Even in the best case scenario where a child does find their life rewarding and they look back on their deathbed and say this has been a net positive experience, we would still say that the decision to have a child is a bad one because they weren’t able to fully evaluate the alternative. They aren’t able to say, “If I hadn’t been born, this is the proper counterfactual world which would have existed”. Therefore, it’s an act of aggregated consent.

Argument #3: You are consigning children to a life of misery

Even if your own existence isn’t miserable, you’re emmiserating others.

1) On their own quality of life. You can’t with 100% certainty ensure your child won’t suffer, that they will be economically prosperous, that they will live a good life. Structurally, in fact, if your child is a female or PoC, they’re likely to face discrimination and racism. Maybe their happy memories outweigh these unhappy times, but we cannot know this.
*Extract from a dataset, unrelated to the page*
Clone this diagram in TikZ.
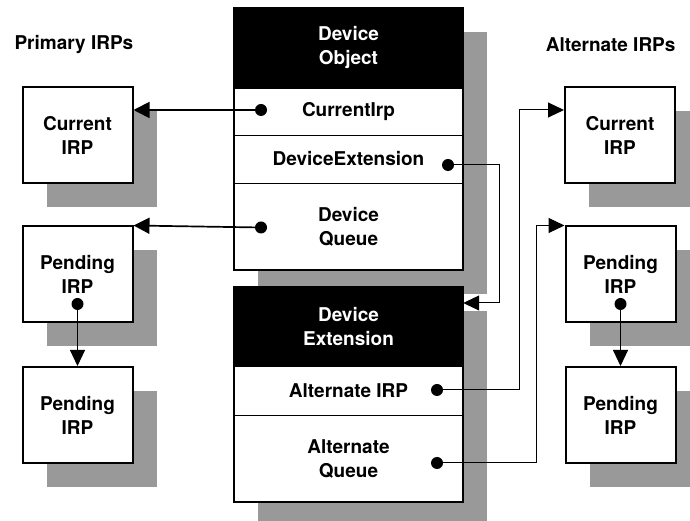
\documentclass[tikz,border=0pt]{standalone}
\usepackage{fontspec}
\setmainfont{TeX Gyre Heros}
\usetikzlibrary{arrows.meta}
\definecolor{shadowgray}{gray}{0.6}
\tikzset{
  lbl/.style={font=\fontsize{19}{24}\selectfont\bfseries, align=center},
  shadowed/.style={preaction={fill=shadowgray, transform canvas={shift={(24pt,-24pt)}}}},
  irpbox/.style={lbl, shadowed, draw, line width=2pt, fill=white, minimum width=110pt, minimum height=96pt, inner sep=0pt},
  objframe/.style={shadowed, draw, line width=2pt, fill=white, minimum width=229pt, inner sep=0pt},
  hdr/.style={lbl, fill=black, text=white, minimum width=229pt, inner sep=0pt},
  field/.style={lbl, draw, line width=0.8pt, minimum width=229pt, inner sep=0pt},
  bullet/.style={circle, fill=black, inner sep=0pt, minimum size=12pt},
  link/.style={line width=1.7pt, -{Triangle[length=16pt,width=16pt]}},
  thinlink/.style={line width=1pt, -{Triangle[length=16pt,width=15pt]}}
}
\begin{document}
\begin{tikzpicture}[x=1pt,y=1pt]
\useasboundingbox (0,0) rectangle (690,521);
\node[lbl, anchor=west] (primT) at (11,476) {Primary IRPs};
\node[lbl, anchor=east] (altT) at (679,476) {Alternate IRPs};

\node[irpbox] (curL) at (77.5,386) {Current\\IRP};
\node[irpbox] (pend1L) at (77.5,246.5) {Pending\\IRP};
\node[irpbox] (pend2L) at (77.5,106) {Pending\\IRP};
\node[irpbox] (curR) at (620,386) {Current\\IRP};
\node[irpbox] (pend1R) at (620.5,246.5) {Pending\\IRP};
\node[irpbox] (pend2R) at (620.5,106) {Pending\\IRP};

\node[objframe, minimum height=262pt] (devobj) at (348.5,382) {};
\node[hdr, minimum height=80pt] (objhdr) at (348.5,473) {Device\\Object};
\node[field, minimum height=47pt] (curirp) at (348.5,409.5) {CurrentIrp};
\node[field, minimum height=48pt] (devext) at (348.5,362) {DeviceExtension};
\node[field, minimum height=87pt] (devq) at (348.5,294.5) {Device\\Queue};

\node[objframe, minimum height=215pt] (extobj) at (348.5,126.5) {};
\node[hdr, minimum height=79pt] (exthdr) at (348.5,194.5) {Device\\Extension};
\node[field, minimum height=49pt] (altirp) at (348.5,130.5) {Alternate IRP};
\node[field, minimum height=87pt] (altq) at (348.5,62.5) {Alternate\\Queue};

\node[bullet] (dCur) at (261,411) {};
\node[bullet] (dQ) at (261,293.5) {};
\node[bullet] (dExt) at (448,356) {};
\node[bullet] (dAlt) at (437,131) {};
\node[bullet] (dAltQ) at (437,58) {};
\node[bullet] (dP1L) at (77.5,217) {};
\node[bullet] (dP1R) at (620.5,217) {};

\draw[link] (dCur) -- (dCur -| curL.east);
\draw[link] (dQ) -- (pend1L.north east);
\draw[thinlink] (dExt) -- ++(51,0) |- ([yshift=23.5pt]exthdr.east);
\draw[thinlink] (dAlt) -- ++(82,0) |- ([yshift=25pt]curR.west);
\draw[thinlink] (dAltQ) -- ++(99,0) |- (pend1R.north west);
\draw[thinlink] (dP1L) -- (pend2L.north);
\draw[thinlink] (dP1R) -- (pend2R.north);
\end{tikzpicture}
\end{document}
There’s an infinite potential for suffering and a very limited ceiling as to how happy your child can be, especially when you concede the fact that there are known structural constraints to how successful an individual can be, based on their lottery of birth.

Therefore, you ought not lend credence to the possibility of suffering because it is well known that your child can have a massively harmful life, and there is a relatively certain ceiling based on where you are and your position in the world as to what type of good life your child is able to live.

Even if your child themselves lives a good life, and we cannot know this, your child is negatively contributing to the lives of others.


1) Life is necessarily competitive as evident by the finite amount of resources and limited number of spots we have for competitive roles, things like entrance into Harvard or a high-paying job. Only if you will rise to become the cream at the top. If your child does succeed, if they are happy, that happiness is eclipsing someone else’s possibility of achievement.

That’s really harmful because even in the best case scenario for Opp, where your child lives a rewarding, fruitful life, that means that comes at the cost of someone else living a rewarding, fruitful life.

There’s 7B other ppl on the planet that you have an equal moral obligation to.

2) There’s no way to live a carbon neutral existence as of yet. Given that climate change is the biggest harm on our planet, and your child will actively be contributing to climate change, actively be worsening things like desertification for people who live in areas becoming increasingly arid, making it difficult for people to access food, you ought not have a child and put them in a position where they are enacting harm simply by the active existence against people that are already the most disadvantaged.

We rest by the principle that it is much worse to do harm to someone than to do good to them, because they can do good for themselves to a much greater extent, our unique ability as humans is to do harms to others, that is exclusive to this debate.


We say that you have a unique ability to do harm to others by having children and a unique ability to do harm to your children. For all these reasons, proud to propose.